Women In Beer: In Conversation with Alex Sewell

Women In Beer: In Conversation with Alex Sewell
March 7, 2019 Brody
Women In Beer Alex Sewell

To celebrate International Women’s Day 2019, we’ve once again spoken to a select few of the many inspirational women working within the craft beer industry today. This time we spoke to Alex Sewell, the founder of the Black Malt Bottle Share Club. Discover more interviews and Women in Beer content here.

Why do you think it’s important that we have a day that celebrates women?

The economic, social, cultural and political disparity between genders still exists to the detriment of women; examples have been well-documented throughout history. Highlighting an array of issues from the gender pay gap to workplace sexism in the form of open discussion is imperative to enticing tangible change. Simultaneously, it’s important to lift up the accomplishments of, and come together to support, ALL women, who have had to grow a lot of strength in the face of dire inequality. To continue to teach young women and girls that they can utilise their intelligence to be technical, scientific and business-minded is extremely necessary to pave the way for the next generation of female leaders. IWD is a celebration of overcoming struggles many women have faced, whilst providing a platform of awareness to acknowledge the struggles that, unfortunately, still remain.

What are you enjoying drinking at the moment? What is your go-to beer?

Those that know me, know that I tend to lean moderately towards the heavy stouts with ridiculously high ABVs. I love a beer that I can just sit with and take an occasional sip from. As I’m constantly discovering my next favourite beer, it’s hard to pin down one that I always go to so I’d have to shift the attention onto my favourite brewery, Põhjala from Tallinn in Estonia, whose assiduousness means they consistently brew some of the most impressive dark beers I have ever tried.

What do you love about craft beer?

I love the variety of flavours that can come from a single ingredient. I am excited by the fact you can pair a beer with just about any type of food. I am fascinated by the sheer geekery of rare beer acquisition and collective sharing of beer knowledge but most of all, I love the proximate relationship between brewer and consumer. It really drives home the “craft” aspect of the industry when you are never far from the person that made what you’re drinking.

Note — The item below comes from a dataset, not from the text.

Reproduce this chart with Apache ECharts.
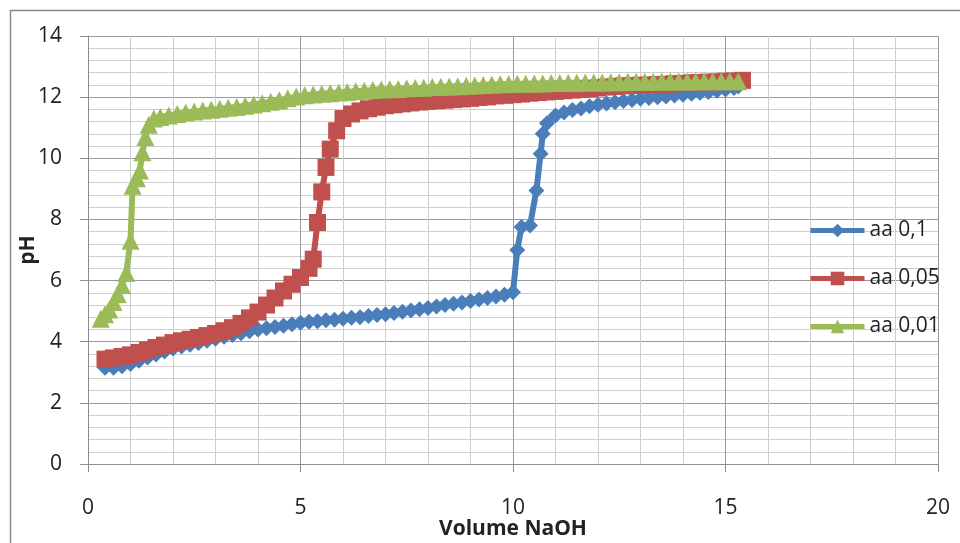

As an industry how can we encourage more women to get involved in craft beer?

Beer brewing was once the territory of women. With the industrial revolution, men took over as primary brewers. That led into the unfortunate progression into beer being gendered, along with some banal typecasting of women who drink beer. Writer Krystal Baugher mentioned that “The main obstacles that women continue to face in this industry include perceptions of taste, media influence, and preconceived notions about their skill and ability.” This has changed significantly within the last 7/8 years but one of the ways the brewing industry can come through for women is by seeing us as multifaceted and capable beings, therefore reversing these negative stereotypes. We need to see more women writing about, home-brewing, reviewing and simply going out and sampling beer.

What prevents more women and PoC becoming involved with craft beer/working in the industry? Which specific hurdles do you think stand in their way?

One of the many obstacles that stand in the way of women and people of colour getting into beer is probably lack of awareness about beer based upon the fact that everything about it, from the buying to the brewing, is still overwhelmingly homogeneous. The bearded white male trope is being squeezed out and elevated to a point where that image has bizarrely become the norm. To create spaces, accessible and welcoming spaces for women and PoC to explore their tastes, is imperative to getting a more diverse interest. To see someone who looks like me managing a craft beer bar, a local bottle shop or telling me that they’re a brewer garners an element of comfort. To feel a basic sense of belonging in a job or an interest is to thrive in it.

Do you think we have a problem with a lack of diverse representation in craft beer, and how do you challenge this through your role as a craft beer influencer?

The two main problems with the lack of representation in the beer industry is that there aren’t enough of us being actively involved and there aren’t enough employers taking interest in the issue. A natural human instinct is that we are generally drawn to people that look and sound like themselves. And if everyone in your company is white and middle class, then what’s the reason to deviate from what you already know? I’ve had some of my black peers tell me that they had no idea that they could come to a craft beer bar because they’ve always thought it was the reserve of one type of person. That made me upset so I’ve put myself in the position of being that face behind the bar that PoC recognise, the one PoC that’s always talking about and reviewing beer, meeting people and forming acquaintances with brewers and beer lovers. If just being visible and tirelessly existing within the craft beer realm can bring at least one person of colour into it, then I’ve done my part.

Tell us about the Black Malt Bottle Share Club and why you started it.

The Black Malt Bottle Share Club is London’s first monthly, dark-beer only bottle share event where people, regardless of race, gender, ability or background can come together to socialise and explore their palates.

I originally started The Black Malt Bottle Share Club to focus on appreciation of dark beer. Working behind the bar, I wondered why dark beer wasn’t getting enough love and I always liked the notion of taking the idea of the “bottle share” – which was already a prevalent practice for beer lovers – and putting my own twist on it, so every month I like to showcase a diverse range of brewers, artists, musicians and poets dedicated to a social cause.